Late that afternoon, the patient desired quite a bit of information, especially on the theory and practice of bone and tendon restoration and how to do suturing. He wanted to learn the nuances of first aid and medical care when no doctor is around. He made a few notes for himself.
David Werner healed well. His rehab, physical therapy, and occupational therapy were all fantastic, and he was acting with collegiality. He was obviously a very smart guy and was very quick to ask highly intelligent questions about surgery and burns. We became friends. By the time his plaster cast was thrown in the trash he had told us his story: he did research in various biological aspects of butterflies, and produced beautiful hand paintings of birds and Flora in Mexico. The proceeds from his artwork helped support his village health work, performed gratis in the Sierra Madre. His location had been south and west inland from both Mazatlan and Culiacán in the state of Sinaloa, Mexico.
Amazingly, this patient was working by himself without help of a physician around, having treated three cases of clinical tetanus, more than almost any ordinary practicing physician had ever seen – wow – and he described a very great need for attention to the advanced human pathology right in his area in the mountains of northwestern Mexico! This concentration of cases was closer to us than New York City – wow again – and then he declared, “I would like to learn to be a doctor.” After three or four seconds, I answered, “I’ll do it. I’ll teach you.” At that point I added, “but in return, I would like to go down there with you to help out. By the way, are there any unrepaired cleft lips or palates in your area?”

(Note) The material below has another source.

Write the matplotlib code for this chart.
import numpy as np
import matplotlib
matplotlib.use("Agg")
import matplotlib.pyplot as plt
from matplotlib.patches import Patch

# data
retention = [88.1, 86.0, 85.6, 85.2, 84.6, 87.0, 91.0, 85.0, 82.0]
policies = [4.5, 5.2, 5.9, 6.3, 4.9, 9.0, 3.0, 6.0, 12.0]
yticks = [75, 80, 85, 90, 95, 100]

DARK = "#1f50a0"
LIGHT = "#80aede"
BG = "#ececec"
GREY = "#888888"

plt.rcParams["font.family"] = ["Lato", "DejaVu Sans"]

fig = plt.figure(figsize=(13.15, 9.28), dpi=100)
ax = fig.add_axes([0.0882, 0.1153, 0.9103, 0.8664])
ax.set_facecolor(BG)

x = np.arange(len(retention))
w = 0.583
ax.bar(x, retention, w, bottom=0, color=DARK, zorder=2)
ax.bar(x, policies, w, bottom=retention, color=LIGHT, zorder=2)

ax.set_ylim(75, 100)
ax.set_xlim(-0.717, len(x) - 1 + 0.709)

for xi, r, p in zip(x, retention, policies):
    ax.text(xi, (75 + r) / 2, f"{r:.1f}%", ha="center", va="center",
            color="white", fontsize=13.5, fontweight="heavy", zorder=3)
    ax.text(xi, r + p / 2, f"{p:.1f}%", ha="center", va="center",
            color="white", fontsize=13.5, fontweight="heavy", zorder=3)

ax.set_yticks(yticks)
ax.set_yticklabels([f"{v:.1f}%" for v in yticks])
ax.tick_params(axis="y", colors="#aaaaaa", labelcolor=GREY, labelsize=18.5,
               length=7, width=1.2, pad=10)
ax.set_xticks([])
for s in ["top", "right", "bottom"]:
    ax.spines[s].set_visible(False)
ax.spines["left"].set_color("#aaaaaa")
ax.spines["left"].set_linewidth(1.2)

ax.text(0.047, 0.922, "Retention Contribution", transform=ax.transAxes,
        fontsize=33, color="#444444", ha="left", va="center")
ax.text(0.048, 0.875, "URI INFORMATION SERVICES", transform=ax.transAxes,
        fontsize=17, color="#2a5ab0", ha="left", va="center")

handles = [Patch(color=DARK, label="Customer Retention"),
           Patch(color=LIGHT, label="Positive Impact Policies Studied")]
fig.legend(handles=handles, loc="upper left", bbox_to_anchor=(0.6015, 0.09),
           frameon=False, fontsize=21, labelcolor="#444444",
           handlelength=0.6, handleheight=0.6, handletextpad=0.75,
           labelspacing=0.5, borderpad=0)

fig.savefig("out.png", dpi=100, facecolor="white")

“The place is full of them. There are several in the four villages right around where I work.”
In that moment I realized that David had caught the virus, which comes from the psychic income derived when you cure another person of a significant medical or surgical problem. David had used a Merck manual book for physicians, which contains the nature and treatment of virtually all medical conditions. He had enjoyed and become addicted to the psychic income of seeing the good results and subsequent happiness in persons responding to the science of medicine. It was like performing a miracle every day. David had been able to use the social tools already present within him, which complemented the science of medicine.
It was written, in the Merck manual as well as in the Qur’an.

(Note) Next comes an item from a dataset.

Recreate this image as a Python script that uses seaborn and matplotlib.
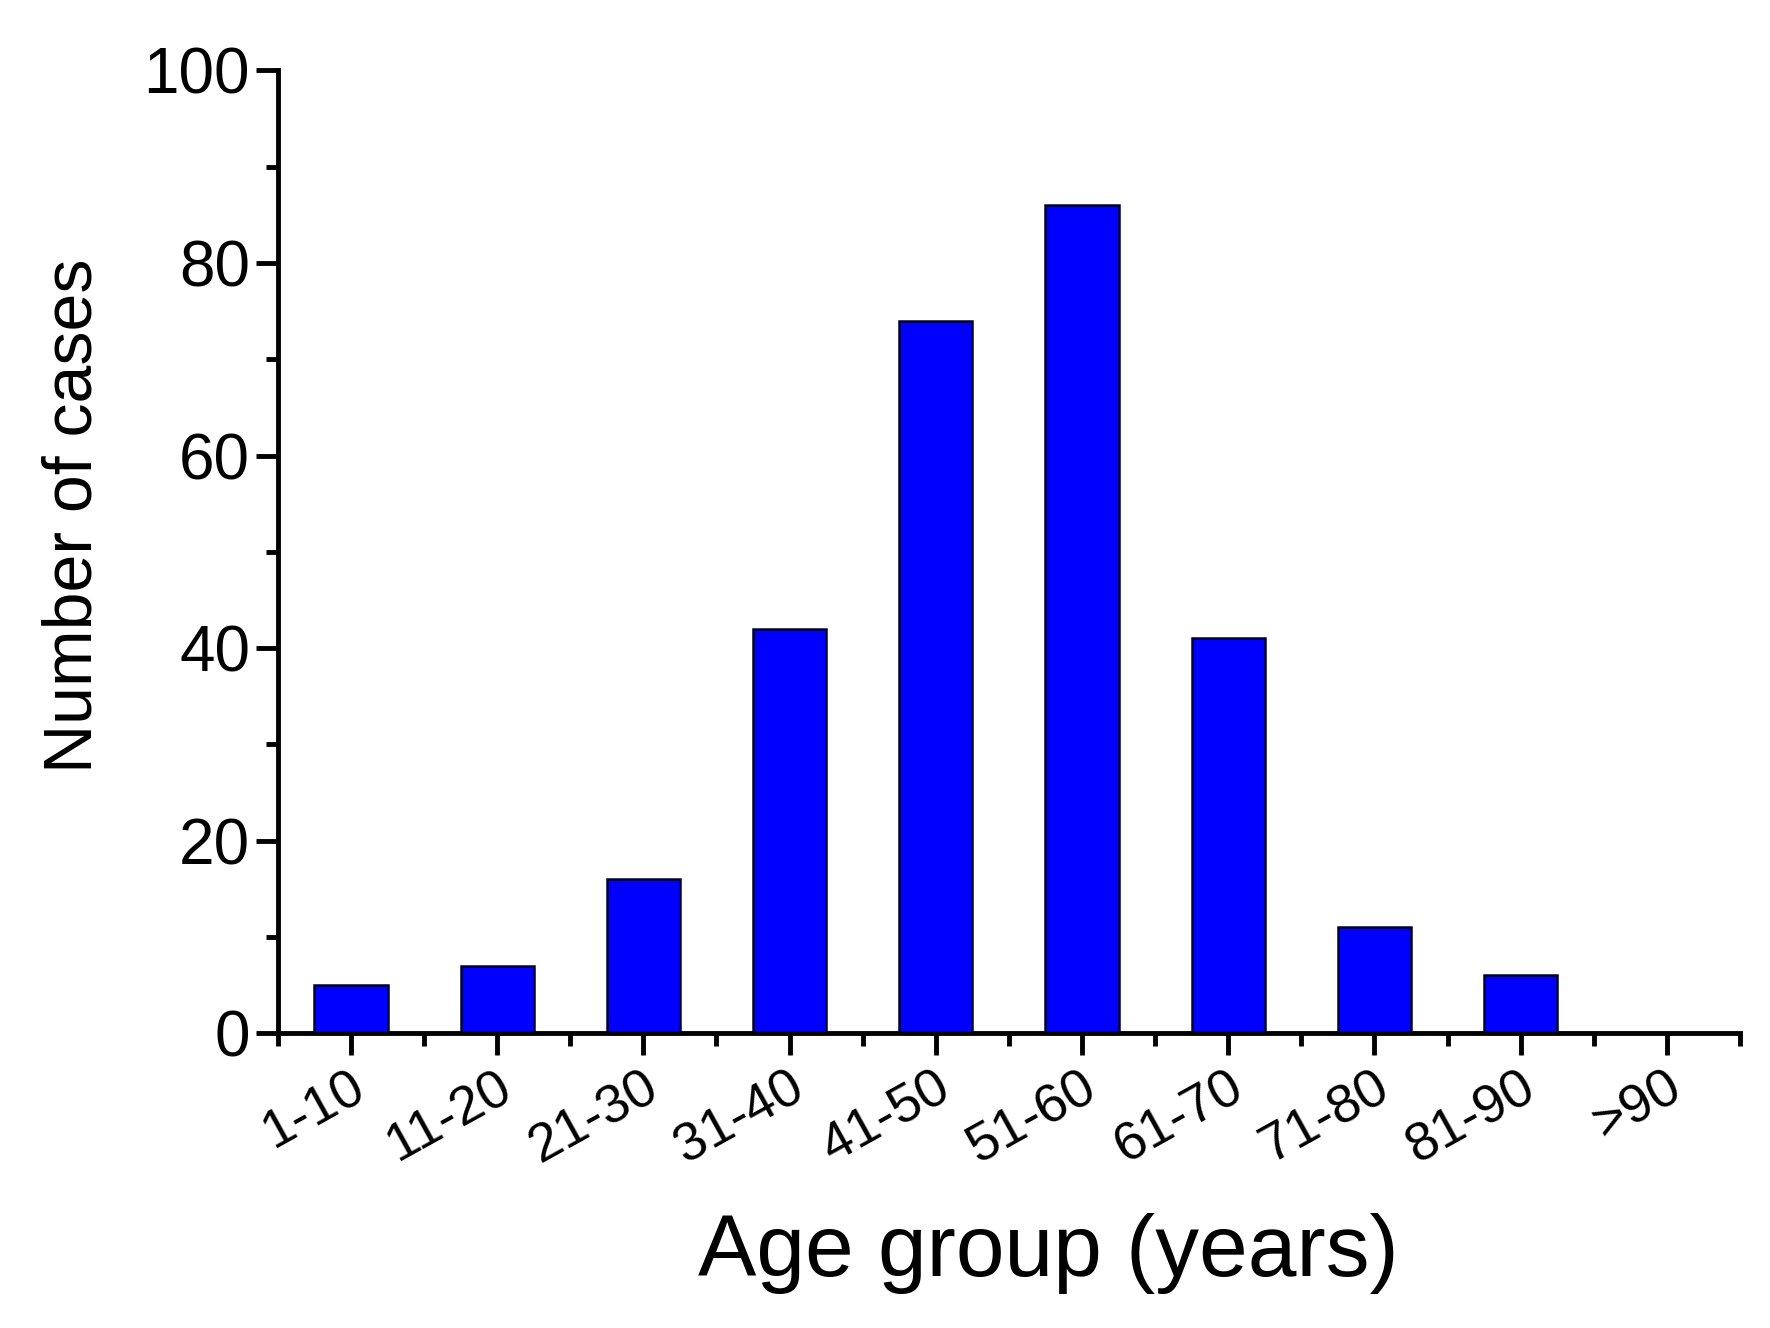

Don, I have six weeks before I must return to my patients.”
“David, I can’t teach you to be a physician in only six weeks,”
He looked at me as if to say, “Baloney, this should be easy. I’ve treated all sorts of advanced pathology myself already.”

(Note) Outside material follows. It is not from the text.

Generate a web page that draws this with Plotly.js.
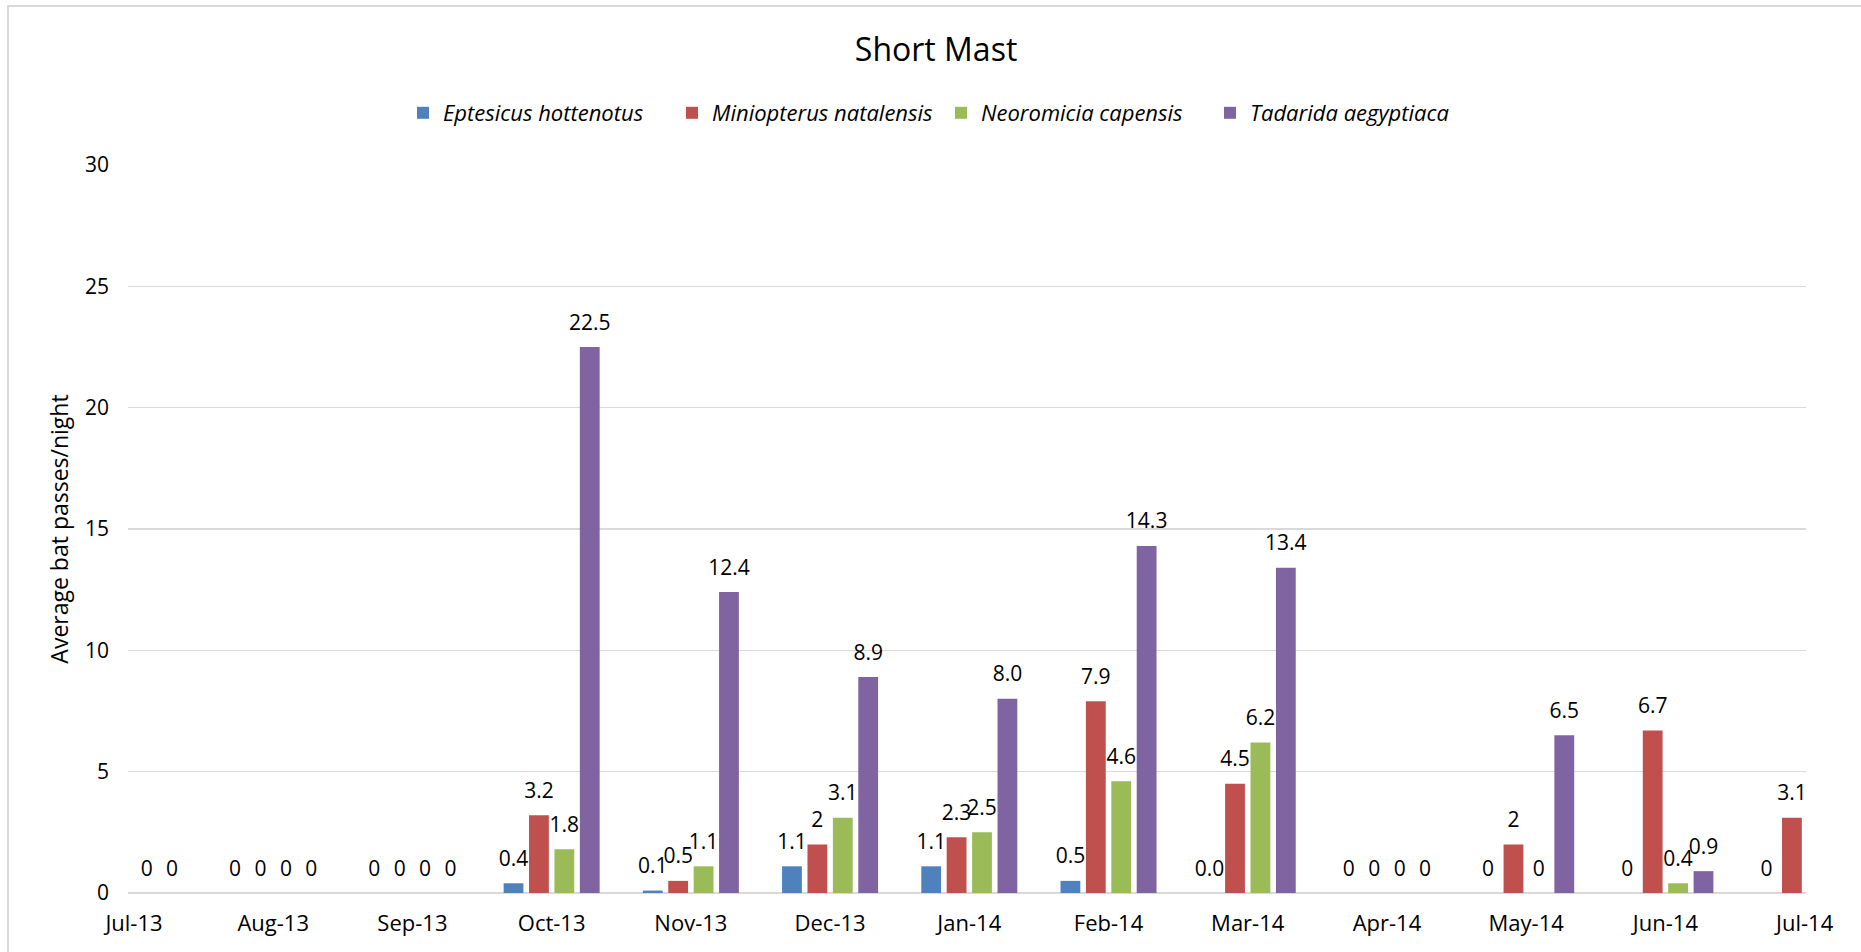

Then I said, “OK. Perhaps it is possible if you apply yourself ardently with your huge intellect. Go immediately to the ER to learn skin suturing and extensor tendon repair.” How things have changed! These days, you can barely set foot in a hospital without 12 copies of your paperwork and an official photo ID.
I gave David a white coat, covered the name Laub and placed the name Werner on the left front pocket with a sharpie. For some weeks we enjoyed professionally conducted patient rounds and grand rounds conferences.